News

Sales have soared at English winemaker Chapel Down, as a growing number of Britons swap champagne for sparkling wines produced in the UK.

Andrew Carter, Chapel Down’s chief executive, told the Financial Times that it was good to be a “leading English brand” following Brexit, adding that people were “very proud” to drink sparkling wines produced at its vineyard in Kent.

“A major source of our volume growth, really, are consumers who drink champagne,” said Carter, who joined the company last September.

Chapel Down sold 1.5mn bottles of wine and spirits last year, with sales of sparkling wine in 2021 up 39 per cent from the previous year, the company said on Monday.

Revenues in the year to the end of December grew by a quarter to £16.6mn, excluding the craft brewery Curious Drinks, which Chapel Down sold last year. Profits before tax grew modestly to £1.1mn when adjusting for the sale of its beer and cider business.

“English wine is thriving,” Carter added.

Britons have acquired a taste for sparkling wine. Last year, they drank 151mn bottles of the beverage totalling nearly £1.4bn, according to the Wine and Spirit Trade Association. That compares with 17mn bottles of champagne worth £610mn.

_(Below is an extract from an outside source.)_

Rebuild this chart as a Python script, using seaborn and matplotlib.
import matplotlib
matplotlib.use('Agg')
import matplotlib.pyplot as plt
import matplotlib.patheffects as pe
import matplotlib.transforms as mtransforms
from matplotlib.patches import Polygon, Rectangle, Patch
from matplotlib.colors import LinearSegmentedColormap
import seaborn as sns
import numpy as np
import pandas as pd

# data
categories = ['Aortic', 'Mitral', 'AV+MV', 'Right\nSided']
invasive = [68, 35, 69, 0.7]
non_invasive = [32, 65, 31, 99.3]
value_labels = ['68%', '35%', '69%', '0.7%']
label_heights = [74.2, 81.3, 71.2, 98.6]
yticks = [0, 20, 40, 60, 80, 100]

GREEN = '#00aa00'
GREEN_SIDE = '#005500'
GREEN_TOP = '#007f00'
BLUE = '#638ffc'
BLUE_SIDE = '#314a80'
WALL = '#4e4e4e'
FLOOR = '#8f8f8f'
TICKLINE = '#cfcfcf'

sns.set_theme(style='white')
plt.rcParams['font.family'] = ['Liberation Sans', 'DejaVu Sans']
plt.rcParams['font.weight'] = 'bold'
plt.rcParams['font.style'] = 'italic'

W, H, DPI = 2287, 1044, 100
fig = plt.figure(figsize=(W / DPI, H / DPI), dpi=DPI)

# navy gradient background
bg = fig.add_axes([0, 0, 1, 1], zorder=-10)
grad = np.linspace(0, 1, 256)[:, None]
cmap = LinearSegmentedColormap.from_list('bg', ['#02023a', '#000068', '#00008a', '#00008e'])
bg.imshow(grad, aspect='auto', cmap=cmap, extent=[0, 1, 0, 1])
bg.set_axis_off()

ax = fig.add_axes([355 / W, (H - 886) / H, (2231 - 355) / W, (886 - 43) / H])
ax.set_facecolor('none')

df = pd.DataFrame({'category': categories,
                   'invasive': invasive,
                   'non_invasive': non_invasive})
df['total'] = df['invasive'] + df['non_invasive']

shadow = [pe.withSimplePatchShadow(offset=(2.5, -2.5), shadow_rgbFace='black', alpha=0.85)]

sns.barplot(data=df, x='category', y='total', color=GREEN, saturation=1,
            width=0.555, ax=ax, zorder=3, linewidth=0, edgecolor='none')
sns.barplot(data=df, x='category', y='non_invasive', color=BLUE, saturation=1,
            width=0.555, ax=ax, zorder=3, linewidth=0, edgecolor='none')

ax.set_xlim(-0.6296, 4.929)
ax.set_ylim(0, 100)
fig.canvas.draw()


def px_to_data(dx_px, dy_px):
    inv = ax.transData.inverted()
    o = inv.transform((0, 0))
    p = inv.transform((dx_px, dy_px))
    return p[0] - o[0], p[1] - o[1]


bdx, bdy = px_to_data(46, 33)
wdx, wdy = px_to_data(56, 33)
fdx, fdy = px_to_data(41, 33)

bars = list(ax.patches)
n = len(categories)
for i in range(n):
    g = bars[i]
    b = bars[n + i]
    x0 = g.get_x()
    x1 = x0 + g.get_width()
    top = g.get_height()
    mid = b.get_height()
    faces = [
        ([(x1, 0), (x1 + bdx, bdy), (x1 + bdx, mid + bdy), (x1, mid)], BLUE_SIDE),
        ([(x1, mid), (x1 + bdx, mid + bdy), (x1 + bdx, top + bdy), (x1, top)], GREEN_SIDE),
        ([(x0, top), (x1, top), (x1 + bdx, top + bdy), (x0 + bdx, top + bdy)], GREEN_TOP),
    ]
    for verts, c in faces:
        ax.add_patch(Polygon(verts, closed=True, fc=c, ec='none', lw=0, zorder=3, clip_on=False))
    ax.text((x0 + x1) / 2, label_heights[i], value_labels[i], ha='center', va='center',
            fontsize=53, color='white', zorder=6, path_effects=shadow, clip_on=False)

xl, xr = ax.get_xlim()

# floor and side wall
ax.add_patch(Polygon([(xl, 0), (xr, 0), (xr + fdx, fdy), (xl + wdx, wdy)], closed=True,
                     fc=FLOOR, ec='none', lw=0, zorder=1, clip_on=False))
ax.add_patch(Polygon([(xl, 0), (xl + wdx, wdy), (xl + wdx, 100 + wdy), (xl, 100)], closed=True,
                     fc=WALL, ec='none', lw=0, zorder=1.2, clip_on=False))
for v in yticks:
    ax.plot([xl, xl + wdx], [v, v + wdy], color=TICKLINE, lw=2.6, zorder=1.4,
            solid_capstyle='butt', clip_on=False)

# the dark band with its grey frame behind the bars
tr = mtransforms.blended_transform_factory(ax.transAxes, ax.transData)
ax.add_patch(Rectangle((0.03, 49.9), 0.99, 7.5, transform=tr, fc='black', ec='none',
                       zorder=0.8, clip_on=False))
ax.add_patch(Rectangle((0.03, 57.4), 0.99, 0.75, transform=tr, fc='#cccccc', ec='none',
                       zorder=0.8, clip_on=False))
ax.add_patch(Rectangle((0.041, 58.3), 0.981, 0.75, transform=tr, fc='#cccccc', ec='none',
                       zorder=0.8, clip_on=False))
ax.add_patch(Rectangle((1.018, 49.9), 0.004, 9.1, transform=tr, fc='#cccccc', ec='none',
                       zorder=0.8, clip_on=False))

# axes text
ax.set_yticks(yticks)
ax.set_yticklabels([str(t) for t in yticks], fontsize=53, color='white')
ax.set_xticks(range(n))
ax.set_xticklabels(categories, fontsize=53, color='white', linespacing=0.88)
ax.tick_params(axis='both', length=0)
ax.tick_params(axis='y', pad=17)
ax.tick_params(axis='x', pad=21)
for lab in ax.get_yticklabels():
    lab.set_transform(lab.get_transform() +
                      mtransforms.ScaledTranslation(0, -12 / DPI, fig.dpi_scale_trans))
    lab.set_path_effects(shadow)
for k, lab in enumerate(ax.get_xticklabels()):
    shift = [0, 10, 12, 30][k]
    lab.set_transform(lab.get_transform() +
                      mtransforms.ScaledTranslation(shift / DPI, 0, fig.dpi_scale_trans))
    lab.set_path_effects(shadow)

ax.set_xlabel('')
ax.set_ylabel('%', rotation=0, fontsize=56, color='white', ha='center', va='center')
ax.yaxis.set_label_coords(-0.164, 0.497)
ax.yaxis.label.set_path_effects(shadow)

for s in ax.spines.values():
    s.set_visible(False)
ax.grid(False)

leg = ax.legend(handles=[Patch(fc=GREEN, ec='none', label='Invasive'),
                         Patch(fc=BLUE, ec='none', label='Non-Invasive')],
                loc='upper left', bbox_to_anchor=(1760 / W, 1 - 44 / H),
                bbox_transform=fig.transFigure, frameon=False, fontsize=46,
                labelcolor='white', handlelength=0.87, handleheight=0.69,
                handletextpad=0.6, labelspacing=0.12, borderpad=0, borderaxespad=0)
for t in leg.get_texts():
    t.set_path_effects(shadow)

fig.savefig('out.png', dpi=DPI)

“There is some patriotism element to English sparkling wine, with many producers reporting a spike in sales during the European Football Championships last year,” said Richard Corbett, analyst at IWSR Drinks Market Analysis.

Chapel Down had been lossmaking for the previous two years, mainly due to Curious Drinks, which it put into administration and sold to former Patisserie Valerie chair Luke Johnson.

The winemaker’s former chief executive had warned before Brexit that restrictions on the movement of people would be bad for the English wine industry, which requires seasonal labour for grape picking.

Chapel Down said that the “Brexit fallout” was making it harder to access “foreign workers for our viticulture”, but added that its scale allowed it to still attract enough people.

Locked-down consumers have been spending more money than usual on alcohol to drink at home, but government-imposed closures of bars and restaurants hit winemakers and brewers hard.

Chapel Down said direct sales to consumers via its website now accounted for just under a quarter of its business, while it had added new grocers such as Tesco to its roster of retail partners. Sales via other retailers were up 19 per cent last year.

Kent was becoming “the world’s newest and most sensational wine region”, said the company’s chair Martin Glenn, who added that changes in alcohol duty that were announced last year were likely to benefit the company.

Glenn, a former Football Association boss, was among investors who last year ploughed £7mn into the company, as it raised funds to expand its vineyards and lift exports.